Educational Pursuits: Public Service, Not Personal Gain

Educational Pursuits: Public Service, Not Personal Gain

Posted on: Sat, 03/16/2024 - 17:34 By: admin
Public education


                        Educational Pursuits: Public Service, Not Personal Gain


"Education is a public service" counts the National Education Policy (NEP) as the fundamental principles that will guide the path of education in India. The new education policy has maintained the commonly held belief that education is the fundamental component for a more just and equitable society, and thus it cannot be a personal affair. Education is essentially a public affair. In this background, let’s explore a common challenge which professionals face in their professional circle in general, and in education, in particular.

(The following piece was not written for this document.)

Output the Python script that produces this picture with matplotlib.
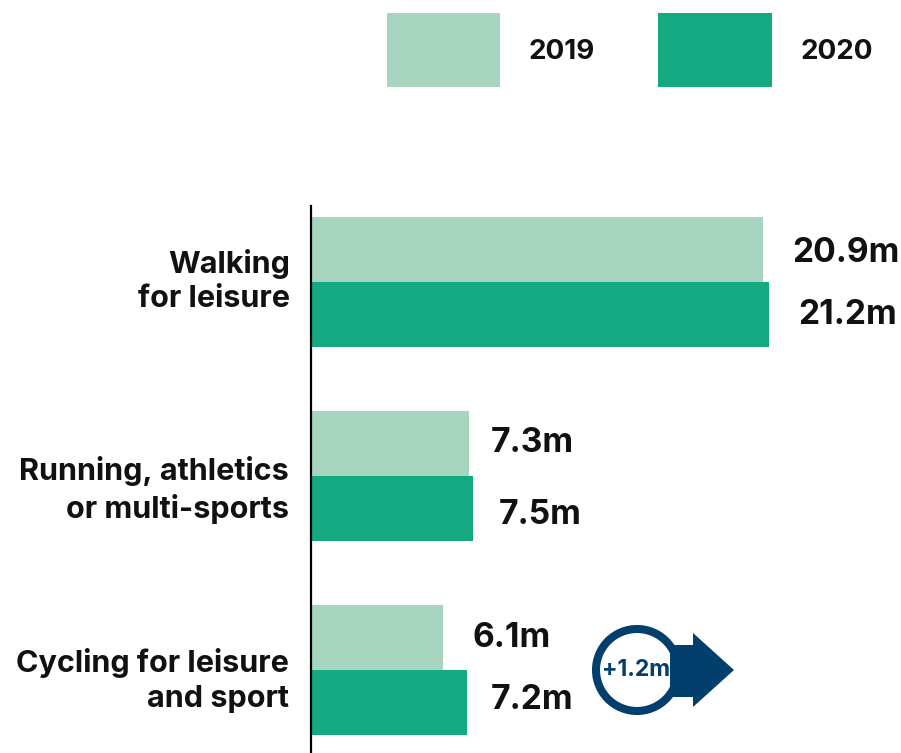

Many teachers have confided with me that they are discouraged from engaging in the pursuit of learning. Such endeavors are often portrayed as ‘personal work for personal gain’; a totally misunderstood phenomenon. In fact, such assertions are against the fundamental principle, i.e., "Education is a public service". The arguments given for such discouraging acts are that in the service, one needs to engage in what one has been appointed for. In the case of teachers, it’s teaching, and therefore any act of learning is seen as delinquency. Whereas research suggests that teaching without learning is like hopping on one leg. One can only walk properly when one walks on two legs; teaching and learning cannot be separated. Teaching deprived of learning is not teaching but mere supervision in the classroom.


One can argue that if it is related to the subjects of the teacher, then it is fine. Otherwise, if a history teacher is learning mathematics with the aim to qualify in a competitive examination, how can it be justified? The simple answer is that a history teacher with knowledge of mathematics will be able to make more cross-disciplinary connections while teaching the subject. Imagine how much math is required when teaching timelines in history, or estimating the lives of people by mathematically operating upon the GDP of an era and the population. A teacher, whenever found engaged in learning for whatever purpose, is actually engaged in the most authentic work of teaching. Merry Roche, a primary teacher from Ireland, has proved through her doctoral research that students learn better when they see their teachers learn. A teacher who is always learning is far better than one who simply teaches without continuing to learn.



A learning person in any profession is far better as a professional compared to people who do not engage in learning. In teaching, it’s beyond the capacity of the teachers to withhold what he/she has learned from sharing with students and the colleagues around. In the profession of teaching, learning by a teacher is directly proportional to his/her teaching; rather, the teaching becomes more magical. Not because a learning teacher knows more, but because he/she is aware of the vulnerability and the challenges a learner faces when he/she goes through the process of learning. Such teachers connect deeply with students.


Unfortunately, there aren’t many opportunities for teachers to learn, and those opportunities that are created through mandatory training are against the principles of andragogy; how adults learn. They cannot be forced to learn against their will. The only effective way is to promote all their initiatives to learn. This could be in several different forms, including preparation for competitive examinations, writing, presenting or attending conferences, pursuing higher education, online courses, or availing fellowship opportunities. In my understanding, this is the only effective way to promote learning among teachers, and such learning opportunities lead to professional development.


In this context, a remark that a teacher is involved in personal pursuit (if he/she is engaged in higher education) is against the principles of education policy, but also demonstrates a lack of common sense understanding. All educational experiences are shared experiences. Let’s read what Dewey (1916) writes in the classic book "Democracy and Education" to understand it even better:


"When the mother is taking the infant outdoors, she says “hat” as she puts something on the baby’s head. Being taken out becomes an interest to the child; mother and child not only go out with each other physically, but both are concerned in the going out; they enjoy it in common. By conjunction with the other factors in activity, the sound “hat” soon gets the same meaning for the child that it has for the parent; it becomes a sign of the activity into which it enters. The bare fact that language consists of sounds which are mutually intelligible is enough of itself to show that its meaning depends upon connection with a shared experience."


The pursuit of education can never be personal; it’s always public.